Let the people vote

The death penalty is bad public policy, and repeal should be placed on the ballot

Gary Haugen gets yet another of his many days in court today when the Oregon Supreme Court hears oral arguments on whether Haugen can refuse Gov. John Kitzhaber's reprieve of his death sentence and force the state to execute him. The cost of that hearing and many others like it is just one reason why the death penalty should be scrapped.

House Joint Resolution 1, which received a hearing before the Oregon House Judiciary Committee last month, would ask voters to amend the Oregon Constitution to abolish the death penalty as the state's ultimate criminal punishment. Voters should have the opportunity to make that choice, and they should do away with capital punishment.

We take that position not because we have any sympathy for killers such as Haugen, who raped and murdered the mother of his former girlfriend, then killed a fellow inmate in prison. He should never be released, but neither should he be killed.

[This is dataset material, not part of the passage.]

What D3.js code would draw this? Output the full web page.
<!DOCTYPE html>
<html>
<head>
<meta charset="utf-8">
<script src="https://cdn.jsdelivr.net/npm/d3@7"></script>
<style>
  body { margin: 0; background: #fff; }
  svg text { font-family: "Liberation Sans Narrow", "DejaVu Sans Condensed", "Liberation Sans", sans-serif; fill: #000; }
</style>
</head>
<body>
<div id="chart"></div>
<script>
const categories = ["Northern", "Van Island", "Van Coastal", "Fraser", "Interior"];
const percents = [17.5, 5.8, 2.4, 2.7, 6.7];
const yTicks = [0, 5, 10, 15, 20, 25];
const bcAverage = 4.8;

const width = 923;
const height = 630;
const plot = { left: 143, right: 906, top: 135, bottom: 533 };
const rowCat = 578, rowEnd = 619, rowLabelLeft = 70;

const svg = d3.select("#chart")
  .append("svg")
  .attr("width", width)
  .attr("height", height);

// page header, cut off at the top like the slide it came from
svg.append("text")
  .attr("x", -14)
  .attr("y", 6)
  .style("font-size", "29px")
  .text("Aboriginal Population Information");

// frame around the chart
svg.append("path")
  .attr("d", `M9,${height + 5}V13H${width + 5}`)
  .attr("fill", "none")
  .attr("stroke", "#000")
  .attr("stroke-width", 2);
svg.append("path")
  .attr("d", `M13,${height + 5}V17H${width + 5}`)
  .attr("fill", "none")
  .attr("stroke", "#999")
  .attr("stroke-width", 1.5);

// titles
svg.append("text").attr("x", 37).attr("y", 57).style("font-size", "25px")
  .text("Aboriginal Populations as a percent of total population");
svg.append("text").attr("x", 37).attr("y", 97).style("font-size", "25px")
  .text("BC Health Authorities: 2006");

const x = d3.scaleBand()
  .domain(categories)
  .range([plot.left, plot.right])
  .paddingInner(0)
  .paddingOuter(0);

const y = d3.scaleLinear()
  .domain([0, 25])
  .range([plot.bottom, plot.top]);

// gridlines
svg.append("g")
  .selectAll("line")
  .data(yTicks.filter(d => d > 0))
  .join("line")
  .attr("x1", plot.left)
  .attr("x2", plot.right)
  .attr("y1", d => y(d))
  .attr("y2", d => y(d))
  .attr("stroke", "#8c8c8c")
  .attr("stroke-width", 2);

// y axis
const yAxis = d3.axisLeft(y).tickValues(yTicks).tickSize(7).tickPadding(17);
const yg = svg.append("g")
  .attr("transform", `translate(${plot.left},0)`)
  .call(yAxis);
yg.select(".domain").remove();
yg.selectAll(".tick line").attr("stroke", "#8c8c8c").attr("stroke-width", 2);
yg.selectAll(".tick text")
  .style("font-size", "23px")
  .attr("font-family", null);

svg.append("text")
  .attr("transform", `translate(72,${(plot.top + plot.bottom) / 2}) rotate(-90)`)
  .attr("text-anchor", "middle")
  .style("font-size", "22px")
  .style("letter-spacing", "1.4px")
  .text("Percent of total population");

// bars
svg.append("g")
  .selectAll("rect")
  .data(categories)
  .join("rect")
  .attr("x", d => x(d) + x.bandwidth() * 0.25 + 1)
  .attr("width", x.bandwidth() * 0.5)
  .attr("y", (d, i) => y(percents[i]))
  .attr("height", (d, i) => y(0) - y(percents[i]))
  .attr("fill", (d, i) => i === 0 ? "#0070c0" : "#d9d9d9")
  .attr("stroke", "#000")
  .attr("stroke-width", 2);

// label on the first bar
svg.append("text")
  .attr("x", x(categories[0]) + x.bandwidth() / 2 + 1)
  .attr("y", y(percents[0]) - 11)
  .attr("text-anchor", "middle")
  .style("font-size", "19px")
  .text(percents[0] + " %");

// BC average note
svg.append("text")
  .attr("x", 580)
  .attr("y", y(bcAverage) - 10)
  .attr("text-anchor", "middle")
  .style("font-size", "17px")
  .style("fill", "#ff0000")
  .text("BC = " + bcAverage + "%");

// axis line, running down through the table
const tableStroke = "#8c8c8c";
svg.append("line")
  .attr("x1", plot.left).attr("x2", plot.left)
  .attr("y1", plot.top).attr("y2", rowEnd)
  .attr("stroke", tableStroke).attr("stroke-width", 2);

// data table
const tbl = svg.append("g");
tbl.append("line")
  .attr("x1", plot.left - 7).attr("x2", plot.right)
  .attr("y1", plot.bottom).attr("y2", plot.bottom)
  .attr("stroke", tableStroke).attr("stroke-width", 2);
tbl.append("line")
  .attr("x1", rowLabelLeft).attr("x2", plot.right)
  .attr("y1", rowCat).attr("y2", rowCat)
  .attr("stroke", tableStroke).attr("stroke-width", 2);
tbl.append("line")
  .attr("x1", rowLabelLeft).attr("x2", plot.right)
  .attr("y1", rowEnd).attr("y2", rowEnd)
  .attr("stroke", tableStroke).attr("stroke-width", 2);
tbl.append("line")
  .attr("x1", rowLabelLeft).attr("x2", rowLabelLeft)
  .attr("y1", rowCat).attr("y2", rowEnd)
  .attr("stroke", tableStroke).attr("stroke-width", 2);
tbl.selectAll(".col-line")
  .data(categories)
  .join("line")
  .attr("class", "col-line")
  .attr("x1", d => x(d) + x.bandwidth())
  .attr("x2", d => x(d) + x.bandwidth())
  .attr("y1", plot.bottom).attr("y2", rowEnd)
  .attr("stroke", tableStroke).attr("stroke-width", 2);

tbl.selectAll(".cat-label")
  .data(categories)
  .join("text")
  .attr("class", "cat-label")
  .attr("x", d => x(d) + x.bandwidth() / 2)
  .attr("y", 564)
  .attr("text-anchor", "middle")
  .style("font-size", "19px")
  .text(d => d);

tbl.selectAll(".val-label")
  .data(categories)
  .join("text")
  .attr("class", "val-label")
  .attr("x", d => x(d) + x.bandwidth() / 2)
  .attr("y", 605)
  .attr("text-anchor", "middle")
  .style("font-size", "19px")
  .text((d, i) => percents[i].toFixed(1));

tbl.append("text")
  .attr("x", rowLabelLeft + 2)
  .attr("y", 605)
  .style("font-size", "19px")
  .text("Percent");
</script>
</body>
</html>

The arguments against the death penalty are well-known and persuasive. Here are just a few:

  • It is not a deterrent. Most murders are crimes of passion committed in the heat of the moment, not carefully planned plots. And states with the death penalty have higher murder rates than states without it.
  • It is expensive. Studies show the typical cost of a murder trial in which the death penalty is sought far outweighs the cost of a trial in which the death penalty is not sought. So even if appeals were shortened, abolishing the death penalty would still save money. The appeals are costly, too — and they are necessary to make sure the state doesn't make a mistake (see below). One California study concluded it costs the state $90,000 more per year to keep a single prisoner on death row than in the general prison population.
  • It is fallible. Since 1973, more than 140 people have been exonerated and freed from death row. The number of prisoners mistakenly put to death cannot be known, but even one would be too many, and the number must certainly be greater than that.

Haugen has said he wants to be executed as a protest against the legal system. His attorney will argue today that denying him his wish amounts to cruel and unusual punishment.

Haugen's case is unusual, but not unprecedented. Regardless of the outcome, if Oregon had no death penalty, Haugen would be spending the rest of his life behind bars and taxpayers would be spared the expense of his court challenge.